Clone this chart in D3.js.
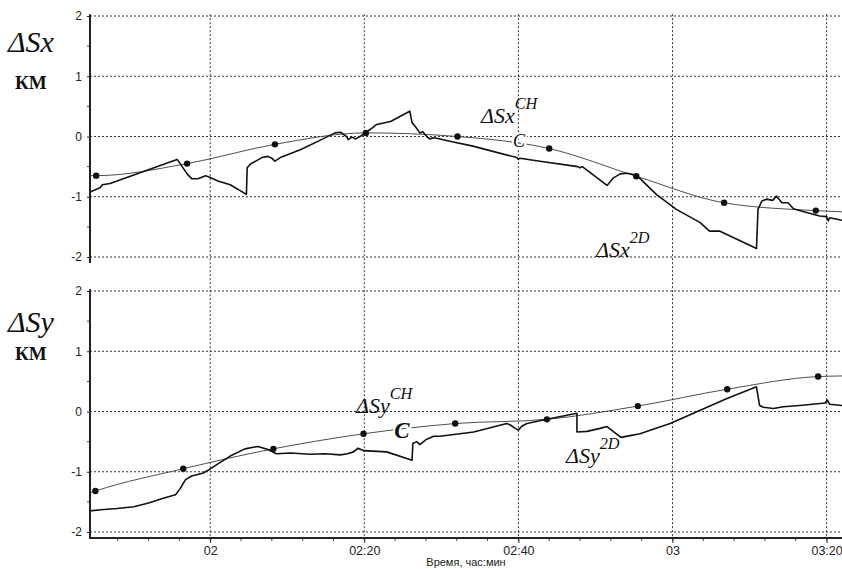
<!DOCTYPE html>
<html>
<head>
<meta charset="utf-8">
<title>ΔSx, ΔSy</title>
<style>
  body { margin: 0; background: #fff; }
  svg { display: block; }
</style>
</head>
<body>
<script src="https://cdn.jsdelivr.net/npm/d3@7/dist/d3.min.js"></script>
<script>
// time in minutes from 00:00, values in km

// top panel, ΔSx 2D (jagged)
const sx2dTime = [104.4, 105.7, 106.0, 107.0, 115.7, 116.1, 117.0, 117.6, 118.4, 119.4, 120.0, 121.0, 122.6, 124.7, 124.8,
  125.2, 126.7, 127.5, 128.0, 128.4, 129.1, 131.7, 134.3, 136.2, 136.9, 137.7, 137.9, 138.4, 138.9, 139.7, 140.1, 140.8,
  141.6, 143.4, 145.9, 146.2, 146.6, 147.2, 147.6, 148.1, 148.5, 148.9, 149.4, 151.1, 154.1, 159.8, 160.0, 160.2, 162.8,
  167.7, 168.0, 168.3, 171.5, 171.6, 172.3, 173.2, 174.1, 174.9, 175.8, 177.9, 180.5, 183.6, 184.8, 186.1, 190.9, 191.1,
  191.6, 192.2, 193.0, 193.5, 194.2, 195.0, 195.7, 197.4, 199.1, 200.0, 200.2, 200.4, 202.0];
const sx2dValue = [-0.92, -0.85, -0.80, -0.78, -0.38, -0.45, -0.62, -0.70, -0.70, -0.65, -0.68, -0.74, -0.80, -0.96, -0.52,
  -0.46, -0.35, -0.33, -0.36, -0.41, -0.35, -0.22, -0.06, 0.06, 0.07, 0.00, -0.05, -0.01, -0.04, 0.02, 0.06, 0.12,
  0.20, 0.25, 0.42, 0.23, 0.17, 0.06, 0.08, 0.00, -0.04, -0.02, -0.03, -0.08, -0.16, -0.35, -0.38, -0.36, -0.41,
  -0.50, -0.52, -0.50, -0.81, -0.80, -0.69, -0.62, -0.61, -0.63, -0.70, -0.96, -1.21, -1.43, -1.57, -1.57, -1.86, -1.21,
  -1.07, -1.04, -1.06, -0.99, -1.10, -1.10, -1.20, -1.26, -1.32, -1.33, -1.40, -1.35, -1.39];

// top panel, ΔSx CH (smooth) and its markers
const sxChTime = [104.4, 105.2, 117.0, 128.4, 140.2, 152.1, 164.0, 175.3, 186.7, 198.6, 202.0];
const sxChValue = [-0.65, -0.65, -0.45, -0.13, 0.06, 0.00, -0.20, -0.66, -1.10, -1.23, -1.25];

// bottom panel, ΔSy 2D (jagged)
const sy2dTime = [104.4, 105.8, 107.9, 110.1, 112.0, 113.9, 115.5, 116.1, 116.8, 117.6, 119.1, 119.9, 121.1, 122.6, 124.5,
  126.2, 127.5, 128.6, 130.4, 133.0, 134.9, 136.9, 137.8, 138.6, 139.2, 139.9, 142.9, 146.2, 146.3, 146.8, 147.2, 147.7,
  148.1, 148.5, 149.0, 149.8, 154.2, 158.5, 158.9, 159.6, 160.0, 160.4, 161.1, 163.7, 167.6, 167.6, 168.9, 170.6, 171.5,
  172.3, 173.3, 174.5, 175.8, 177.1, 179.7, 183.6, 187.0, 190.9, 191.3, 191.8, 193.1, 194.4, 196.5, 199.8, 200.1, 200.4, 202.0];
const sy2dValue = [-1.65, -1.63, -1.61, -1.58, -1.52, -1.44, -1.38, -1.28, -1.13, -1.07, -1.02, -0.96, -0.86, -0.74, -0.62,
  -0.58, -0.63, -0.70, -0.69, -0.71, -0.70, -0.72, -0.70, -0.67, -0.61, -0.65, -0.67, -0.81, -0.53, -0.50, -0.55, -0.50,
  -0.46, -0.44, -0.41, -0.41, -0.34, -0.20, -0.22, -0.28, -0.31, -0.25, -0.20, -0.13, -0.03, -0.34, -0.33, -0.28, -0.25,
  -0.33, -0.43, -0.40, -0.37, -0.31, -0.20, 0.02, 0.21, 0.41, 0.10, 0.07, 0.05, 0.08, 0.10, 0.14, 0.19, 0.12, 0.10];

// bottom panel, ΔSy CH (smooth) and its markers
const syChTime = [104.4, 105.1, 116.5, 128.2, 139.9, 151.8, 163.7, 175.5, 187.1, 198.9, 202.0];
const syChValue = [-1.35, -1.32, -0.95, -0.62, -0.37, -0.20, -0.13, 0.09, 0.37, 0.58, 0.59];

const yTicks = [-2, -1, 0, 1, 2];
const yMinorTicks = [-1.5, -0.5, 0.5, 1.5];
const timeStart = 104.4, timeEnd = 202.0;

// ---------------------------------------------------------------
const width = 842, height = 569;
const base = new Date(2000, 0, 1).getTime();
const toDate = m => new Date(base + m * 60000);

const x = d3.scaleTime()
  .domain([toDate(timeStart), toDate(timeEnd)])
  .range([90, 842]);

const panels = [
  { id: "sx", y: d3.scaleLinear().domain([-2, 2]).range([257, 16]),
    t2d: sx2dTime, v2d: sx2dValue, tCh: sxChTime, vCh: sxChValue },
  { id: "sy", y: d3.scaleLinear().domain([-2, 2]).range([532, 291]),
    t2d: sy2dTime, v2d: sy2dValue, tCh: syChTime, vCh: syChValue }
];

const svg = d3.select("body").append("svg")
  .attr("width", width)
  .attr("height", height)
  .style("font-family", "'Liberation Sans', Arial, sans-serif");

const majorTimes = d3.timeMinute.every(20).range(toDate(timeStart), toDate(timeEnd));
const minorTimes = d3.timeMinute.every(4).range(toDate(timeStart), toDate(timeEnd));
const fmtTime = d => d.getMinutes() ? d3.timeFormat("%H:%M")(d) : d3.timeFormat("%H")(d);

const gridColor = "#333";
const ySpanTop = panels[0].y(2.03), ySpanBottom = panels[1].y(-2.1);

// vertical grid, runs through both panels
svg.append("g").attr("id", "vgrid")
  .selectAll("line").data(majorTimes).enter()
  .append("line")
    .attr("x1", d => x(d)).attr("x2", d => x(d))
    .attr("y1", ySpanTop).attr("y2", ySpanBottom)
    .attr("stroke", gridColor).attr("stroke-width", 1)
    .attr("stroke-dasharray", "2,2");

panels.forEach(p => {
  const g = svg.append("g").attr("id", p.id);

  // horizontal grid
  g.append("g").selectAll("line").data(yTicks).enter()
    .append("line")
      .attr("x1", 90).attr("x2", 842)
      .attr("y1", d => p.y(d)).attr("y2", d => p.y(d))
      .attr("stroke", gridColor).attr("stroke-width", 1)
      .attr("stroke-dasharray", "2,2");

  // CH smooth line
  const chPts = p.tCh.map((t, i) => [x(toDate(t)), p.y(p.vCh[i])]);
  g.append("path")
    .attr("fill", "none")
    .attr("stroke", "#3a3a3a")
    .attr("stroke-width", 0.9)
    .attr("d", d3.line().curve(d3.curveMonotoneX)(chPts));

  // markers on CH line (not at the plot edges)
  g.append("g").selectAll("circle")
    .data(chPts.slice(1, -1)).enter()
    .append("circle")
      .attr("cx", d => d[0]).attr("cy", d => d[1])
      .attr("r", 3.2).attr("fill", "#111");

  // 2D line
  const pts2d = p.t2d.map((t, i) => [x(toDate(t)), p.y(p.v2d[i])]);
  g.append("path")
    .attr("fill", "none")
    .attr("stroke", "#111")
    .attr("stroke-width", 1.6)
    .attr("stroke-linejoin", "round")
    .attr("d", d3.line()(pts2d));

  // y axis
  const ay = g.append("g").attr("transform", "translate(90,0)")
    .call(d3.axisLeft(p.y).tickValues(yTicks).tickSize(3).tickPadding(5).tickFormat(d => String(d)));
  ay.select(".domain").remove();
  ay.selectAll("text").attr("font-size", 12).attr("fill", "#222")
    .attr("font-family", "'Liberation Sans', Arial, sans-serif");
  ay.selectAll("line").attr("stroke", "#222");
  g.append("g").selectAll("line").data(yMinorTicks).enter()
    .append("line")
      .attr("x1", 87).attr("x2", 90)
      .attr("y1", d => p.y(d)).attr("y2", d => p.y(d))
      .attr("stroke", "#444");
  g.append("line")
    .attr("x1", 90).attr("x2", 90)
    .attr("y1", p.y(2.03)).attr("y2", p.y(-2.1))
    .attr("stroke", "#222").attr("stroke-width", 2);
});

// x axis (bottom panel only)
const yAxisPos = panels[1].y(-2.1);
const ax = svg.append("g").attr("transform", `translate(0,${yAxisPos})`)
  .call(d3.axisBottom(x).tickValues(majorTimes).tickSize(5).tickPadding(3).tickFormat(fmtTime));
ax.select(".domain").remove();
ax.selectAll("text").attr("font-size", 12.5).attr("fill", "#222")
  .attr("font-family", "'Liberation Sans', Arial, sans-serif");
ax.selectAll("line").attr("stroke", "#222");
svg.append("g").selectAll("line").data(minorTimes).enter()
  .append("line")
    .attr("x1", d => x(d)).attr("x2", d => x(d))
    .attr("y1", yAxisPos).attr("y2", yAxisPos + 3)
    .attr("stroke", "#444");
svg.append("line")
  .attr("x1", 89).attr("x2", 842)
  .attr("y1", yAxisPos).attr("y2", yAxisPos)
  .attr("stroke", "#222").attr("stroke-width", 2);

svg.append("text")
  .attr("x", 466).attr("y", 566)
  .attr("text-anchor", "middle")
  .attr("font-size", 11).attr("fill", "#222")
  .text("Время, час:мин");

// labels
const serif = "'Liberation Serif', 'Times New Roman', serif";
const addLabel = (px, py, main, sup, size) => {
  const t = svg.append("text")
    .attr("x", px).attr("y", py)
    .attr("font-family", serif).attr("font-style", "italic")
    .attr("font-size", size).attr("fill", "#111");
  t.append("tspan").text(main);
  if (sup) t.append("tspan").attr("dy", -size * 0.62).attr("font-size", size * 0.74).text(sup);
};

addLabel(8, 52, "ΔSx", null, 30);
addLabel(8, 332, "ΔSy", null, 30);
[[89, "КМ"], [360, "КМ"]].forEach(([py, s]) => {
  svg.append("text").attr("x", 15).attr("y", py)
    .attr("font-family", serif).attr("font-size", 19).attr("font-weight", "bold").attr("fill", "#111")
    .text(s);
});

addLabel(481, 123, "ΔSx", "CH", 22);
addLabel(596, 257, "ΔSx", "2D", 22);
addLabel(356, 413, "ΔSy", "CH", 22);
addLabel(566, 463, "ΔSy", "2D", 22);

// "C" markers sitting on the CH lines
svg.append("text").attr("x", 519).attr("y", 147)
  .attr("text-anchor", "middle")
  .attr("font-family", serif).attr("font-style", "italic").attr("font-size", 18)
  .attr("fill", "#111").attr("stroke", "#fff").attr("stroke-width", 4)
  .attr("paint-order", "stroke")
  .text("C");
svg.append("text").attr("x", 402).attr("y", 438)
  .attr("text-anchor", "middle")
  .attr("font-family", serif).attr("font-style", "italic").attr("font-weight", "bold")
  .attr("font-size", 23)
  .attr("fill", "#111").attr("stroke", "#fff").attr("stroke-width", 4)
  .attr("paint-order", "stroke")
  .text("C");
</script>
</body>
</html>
==
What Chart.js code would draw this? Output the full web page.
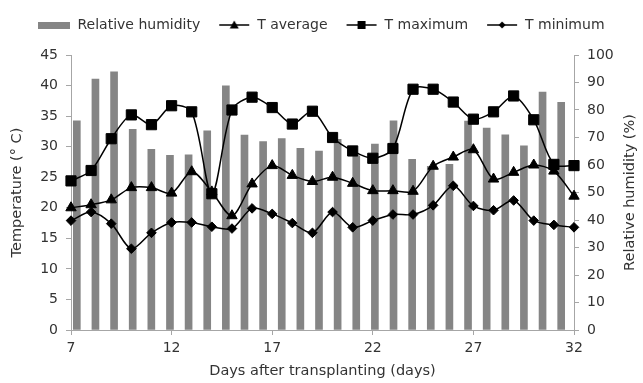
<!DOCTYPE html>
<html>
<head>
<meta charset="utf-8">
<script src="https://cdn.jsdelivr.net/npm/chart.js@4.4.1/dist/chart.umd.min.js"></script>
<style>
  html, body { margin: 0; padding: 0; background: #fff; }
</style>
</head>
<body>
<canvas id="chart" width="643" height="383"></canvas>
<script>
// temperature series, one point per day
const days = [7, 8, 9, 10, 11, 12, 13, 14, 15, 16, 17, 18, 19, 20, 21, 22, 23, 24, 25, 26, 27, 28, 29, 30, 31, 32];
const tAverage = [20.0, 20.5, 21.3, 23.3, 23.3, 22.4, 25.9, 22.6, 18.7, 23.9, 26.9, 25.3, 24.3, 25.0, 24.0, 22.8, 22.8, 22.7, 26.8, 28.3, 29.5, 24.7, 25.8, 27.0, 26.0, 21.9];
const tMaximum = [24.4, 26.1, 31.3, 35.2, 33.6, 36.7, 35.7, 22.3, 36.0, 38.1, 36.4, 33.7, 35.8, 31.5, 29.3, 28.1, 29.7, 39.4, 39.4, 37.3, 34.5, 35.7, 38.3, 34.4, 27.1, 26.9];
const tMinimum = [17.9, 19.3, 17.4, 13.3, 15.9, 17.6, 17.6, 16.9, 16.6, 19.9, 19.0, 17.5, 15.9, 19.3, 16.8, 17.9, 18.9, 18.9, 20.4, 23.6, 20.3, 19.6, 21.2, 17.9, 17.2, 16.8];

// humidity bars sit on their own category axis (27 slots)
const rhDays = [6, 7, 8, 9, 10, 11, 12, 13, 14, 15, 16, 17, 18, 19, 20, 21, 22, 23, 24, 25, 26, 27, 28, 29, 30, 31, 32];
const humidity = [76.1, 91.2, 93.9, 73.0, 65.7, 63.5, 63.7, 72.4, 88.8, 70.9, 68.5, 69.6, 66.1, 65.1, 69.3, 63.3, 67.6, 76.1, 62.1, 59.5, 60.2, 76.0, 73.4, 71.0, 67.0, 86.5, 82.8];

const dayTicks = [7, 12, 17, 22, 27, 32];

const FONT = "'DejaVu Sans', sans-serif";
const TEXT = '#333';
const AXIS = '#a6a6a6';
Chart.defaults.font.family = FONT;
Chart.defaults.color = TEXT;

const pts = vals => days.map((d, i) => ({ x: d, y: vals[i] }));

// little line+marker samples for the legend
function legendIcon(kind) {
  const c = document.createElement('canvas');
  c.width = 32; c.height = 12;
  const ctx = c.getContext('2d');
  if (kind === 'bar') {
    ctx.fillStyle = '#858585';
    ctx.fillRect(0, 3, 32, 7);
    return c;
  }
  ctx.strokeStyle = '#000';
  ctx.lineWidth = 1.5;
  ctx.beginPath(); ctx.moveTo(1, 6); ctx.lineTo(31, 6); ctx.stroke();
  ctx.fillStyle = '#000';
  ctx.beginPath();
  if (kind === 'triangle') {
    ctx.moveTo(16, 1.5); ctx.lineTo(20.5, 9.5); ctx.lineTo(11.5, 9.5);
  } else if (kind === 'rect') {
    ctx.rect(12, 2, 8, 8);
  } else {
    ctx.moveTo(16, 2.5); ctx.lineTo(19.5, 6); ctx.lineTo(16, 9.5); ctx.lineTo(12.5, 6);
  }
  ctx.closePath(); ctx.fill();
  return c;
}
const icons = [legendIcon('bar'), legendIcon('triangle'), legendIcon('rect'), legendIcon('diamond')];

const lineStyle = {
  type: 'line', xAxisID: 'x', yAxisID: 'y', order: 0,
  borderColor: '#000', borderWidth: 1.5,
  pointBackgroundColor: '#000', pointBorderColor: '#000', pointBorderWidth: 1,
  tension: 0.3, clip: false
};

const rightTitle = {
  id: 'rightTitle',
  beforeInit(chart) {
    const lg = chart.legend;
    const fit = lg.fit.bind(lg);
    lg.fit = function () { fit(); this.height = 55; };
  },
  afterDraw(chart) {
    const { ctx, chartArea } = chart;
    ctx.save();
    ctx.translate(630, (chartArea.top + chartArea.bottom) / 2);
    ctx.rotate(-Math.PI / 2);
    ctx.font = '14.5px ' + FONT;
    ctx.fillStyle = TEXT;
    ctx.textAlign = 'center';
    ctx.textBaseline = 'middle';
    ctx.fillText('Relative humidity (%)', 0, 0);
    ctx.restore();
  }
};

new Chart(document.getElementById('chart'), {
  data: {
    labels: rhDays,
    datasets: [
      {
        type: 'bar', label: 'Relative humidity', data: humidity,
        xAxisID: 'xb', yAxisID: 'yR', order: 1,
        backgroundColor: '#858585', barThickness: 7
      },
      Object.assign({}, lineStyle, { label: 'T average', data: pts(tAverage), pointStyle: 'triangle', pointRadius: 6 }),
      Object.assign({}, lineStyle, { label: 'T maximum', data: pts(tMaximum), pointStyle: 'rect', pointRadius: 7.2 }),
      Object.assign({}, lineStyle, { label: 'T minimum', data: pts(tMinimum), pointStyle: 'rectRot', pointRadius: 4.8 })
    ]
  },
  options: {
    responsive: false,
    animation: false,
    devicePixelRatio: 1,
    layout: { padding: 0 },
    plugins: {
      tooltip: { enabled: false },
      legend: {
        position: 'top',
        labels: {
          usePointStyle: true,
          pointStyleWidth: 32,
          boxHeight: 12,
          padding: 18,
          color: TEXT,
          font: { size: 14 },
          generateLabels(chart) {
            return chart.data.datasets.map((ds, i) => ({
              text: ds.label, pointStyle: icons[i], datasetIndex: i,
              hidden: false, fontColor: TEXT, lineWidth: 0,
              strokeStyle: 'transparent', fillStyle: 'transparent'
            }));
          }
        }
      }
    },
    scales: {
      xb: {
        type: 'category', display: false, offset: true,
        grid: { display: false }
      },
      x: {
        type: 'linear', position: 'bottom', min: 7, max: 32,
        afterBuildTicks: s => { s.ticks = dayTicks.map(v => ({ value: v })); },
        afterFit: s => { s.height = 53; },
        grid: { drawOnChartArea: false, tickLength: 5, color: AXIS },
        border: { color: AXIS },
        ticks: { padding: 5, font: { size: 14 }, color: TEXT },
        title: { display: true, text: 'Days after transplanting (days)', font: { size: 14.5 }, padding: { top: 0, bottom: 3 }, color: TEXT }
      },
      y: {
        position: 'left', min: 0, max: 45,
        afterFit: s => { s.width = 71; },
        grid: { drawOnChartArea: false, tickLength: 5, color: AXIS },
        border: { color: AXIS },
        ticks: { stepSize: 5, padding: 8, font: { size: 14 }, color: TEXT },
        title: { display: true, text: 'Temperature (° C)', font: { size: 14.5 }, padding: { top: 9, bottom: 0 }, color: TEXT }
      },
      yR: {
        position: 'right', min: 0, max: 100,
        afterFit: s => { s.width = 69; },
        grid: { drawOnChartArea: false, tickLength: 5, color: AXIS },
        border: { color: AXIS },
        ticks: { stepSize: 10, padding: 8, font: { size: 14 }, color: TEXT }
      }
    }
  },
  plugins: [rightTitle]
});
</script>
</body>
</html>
---
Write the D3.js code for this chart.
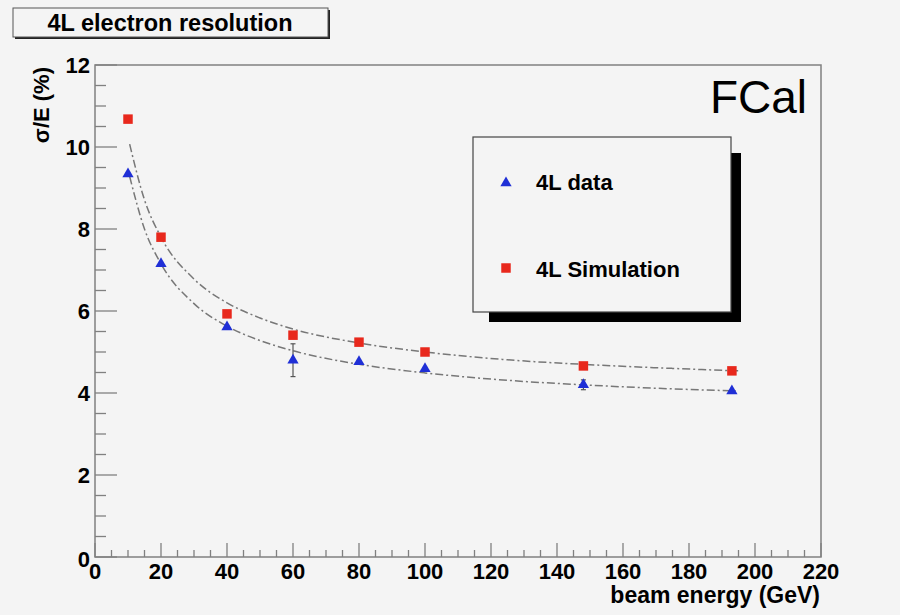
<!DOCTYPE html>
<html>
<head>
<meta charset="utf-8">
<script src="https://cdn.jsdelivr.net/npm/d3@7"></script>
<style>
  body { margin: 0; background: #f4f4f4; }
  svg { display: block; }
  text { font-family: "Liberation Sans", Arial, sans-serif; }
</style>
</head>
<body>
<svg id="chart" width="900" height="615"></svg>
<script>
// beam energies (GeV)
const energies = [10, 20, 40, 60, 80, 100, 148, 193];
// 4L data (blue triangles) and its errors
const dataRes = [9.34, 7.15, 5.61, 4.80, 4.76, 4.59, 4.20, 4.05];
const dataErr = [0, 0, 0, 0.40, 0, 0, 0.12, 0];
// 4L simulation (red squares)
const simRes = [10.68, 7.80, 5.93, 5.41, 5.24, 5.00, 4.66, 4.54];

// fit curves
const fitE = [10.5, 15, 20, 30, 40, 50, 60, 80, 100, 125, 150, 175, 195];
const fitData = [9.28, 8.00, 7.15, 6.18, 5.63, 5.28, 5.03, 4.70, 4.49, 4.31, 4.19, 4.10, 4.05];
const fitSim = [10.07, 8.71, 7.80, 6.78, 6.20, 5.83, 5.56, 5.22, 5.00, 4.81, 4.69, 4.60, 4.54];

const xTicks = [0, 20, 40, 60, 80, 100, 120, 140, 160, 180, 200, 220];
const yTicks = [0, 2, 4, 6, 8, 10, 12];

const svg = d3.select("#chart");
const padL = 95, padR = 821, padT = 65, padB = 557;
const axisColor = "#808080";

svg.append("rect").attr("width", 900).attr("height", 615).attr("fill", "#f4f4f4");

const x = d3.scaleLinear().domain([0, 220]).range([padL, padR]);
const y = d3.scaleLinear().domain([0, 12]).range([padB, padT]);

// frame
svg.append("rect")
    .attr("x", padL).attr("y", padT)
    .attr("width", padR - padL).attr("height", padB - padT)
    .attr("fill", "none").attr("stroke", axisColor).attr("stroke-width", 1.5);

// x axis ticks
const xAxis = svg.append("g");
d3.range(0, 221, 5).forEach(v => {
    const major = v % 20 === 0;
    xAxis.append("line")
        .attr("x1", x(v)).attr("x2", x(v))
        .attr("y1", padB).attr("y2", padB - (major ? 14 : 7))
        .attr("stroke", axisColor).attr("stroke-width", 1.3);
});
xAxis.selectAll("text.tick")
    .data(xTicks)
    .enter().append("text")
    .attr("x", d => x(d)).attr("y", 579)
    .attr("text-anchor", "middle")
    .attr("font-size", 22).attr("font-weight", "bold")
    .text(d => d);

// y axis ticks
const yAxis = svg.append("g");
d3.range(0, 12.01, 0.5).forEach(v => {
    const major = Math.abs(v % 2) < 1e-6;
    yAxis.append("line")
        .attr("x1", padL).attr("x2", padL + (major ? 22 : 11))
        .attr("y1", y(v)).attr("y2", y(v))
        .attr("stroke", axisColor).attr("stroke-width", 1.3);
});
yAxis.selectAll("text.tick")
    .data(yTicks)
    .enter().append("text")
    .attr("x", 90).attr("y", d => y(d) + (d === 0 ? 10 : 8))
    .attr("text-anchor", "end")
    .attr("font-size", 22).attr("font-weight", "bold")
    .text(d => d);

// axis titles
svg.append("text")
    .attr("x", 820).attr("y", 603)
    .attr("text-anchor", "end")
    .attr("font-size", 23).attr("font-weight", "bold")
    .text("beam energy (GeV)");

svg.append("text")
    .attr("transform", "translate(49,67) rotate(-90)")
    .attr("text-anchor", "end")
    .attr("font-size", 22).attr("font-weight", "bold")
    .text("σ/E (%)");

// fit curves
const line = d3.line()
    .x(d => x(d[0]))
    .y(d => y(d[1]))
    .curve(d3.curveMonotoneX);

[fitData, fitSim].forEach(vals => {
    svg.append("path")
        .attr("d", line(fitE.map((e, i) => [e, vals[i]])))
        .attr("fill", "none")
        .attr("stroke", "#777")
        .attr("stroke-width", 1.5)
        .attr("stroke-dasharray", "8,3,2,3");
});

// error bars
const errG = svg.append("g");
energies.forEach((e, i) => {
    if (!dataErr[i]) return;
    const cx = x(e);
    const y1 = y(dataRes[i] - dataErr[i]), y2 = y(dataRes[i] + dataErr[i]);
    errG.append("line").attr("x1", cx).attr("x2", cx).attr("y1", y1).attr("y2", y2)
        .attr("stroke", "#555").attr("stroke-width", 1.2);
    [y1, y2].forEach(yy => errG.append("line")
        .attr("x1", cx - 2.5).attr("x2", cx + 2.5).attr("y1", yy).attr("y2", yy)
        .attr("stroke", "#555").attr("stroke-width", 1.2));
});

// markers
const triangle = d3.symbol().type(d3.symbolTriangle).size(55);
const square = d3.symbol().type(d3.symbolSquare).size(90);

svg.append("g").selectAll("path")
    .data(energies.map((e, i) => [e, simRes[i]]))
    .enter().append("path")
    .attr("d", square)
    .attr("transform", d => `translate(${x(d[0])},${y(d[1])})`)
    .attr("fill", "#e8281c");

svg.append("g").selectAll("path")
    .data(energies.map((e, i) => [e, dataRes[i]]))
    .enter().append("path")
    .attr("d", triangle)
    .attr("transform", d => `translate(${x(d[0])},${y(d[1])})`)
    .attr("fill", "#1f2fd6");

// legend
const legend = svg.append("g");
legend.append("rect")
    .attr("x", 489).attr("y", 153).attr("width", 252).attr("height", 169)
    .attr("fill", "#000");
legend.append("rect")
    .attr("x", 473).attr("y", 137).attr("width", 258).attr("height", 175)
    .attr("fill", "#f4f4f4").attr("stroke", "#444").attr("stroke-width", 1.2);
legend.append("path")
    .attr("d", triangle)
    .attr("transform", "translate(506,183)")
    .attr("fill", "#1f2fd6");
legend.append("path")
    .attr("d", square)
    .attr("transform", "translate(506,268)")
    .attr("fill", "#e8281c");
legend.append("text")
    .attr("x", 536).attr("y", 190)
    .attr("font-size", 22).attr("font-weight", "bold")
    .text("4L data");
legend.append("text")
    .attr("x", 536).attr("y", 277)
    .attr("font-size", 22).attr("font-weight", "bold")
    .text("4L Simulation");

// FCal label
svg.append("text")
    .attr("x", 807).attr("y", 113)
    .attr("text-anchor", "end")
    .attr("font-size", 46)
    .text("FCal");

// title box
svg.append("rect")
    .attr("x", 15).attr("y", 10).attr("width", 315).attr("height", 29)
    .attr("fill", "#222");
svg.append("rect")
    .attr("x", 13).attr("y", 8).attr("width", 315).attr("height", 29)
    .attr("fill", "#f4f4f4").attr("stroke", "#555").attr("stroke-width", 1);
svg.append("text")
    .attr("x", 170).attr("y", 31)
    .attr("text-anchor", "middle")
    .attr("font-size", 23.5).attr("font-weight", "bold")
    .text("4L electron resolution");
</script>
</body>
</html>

### AIM
Transcribe exactly the lines between the one containing "Clone this chart in D3.js." and the one containing "values in km", counting both ends. Pictures are not copied.

### PROBLEM SOLUTION
Clone this chart in D3.js.
<!DOCTYPE html>
<html>
<head>
<meta charset="utf-8">
<title>ΔSx, ΔSy</title>
<style>
  body { margin: 0; background: #fff; }
  svg { display: block; }
</style>
</head>
<body>
<script src="https://cdn.jsdelivr.net/npm/d3@7/dist/d3.min.js"></script>
<script>
// time in minutes from 00:00, values in km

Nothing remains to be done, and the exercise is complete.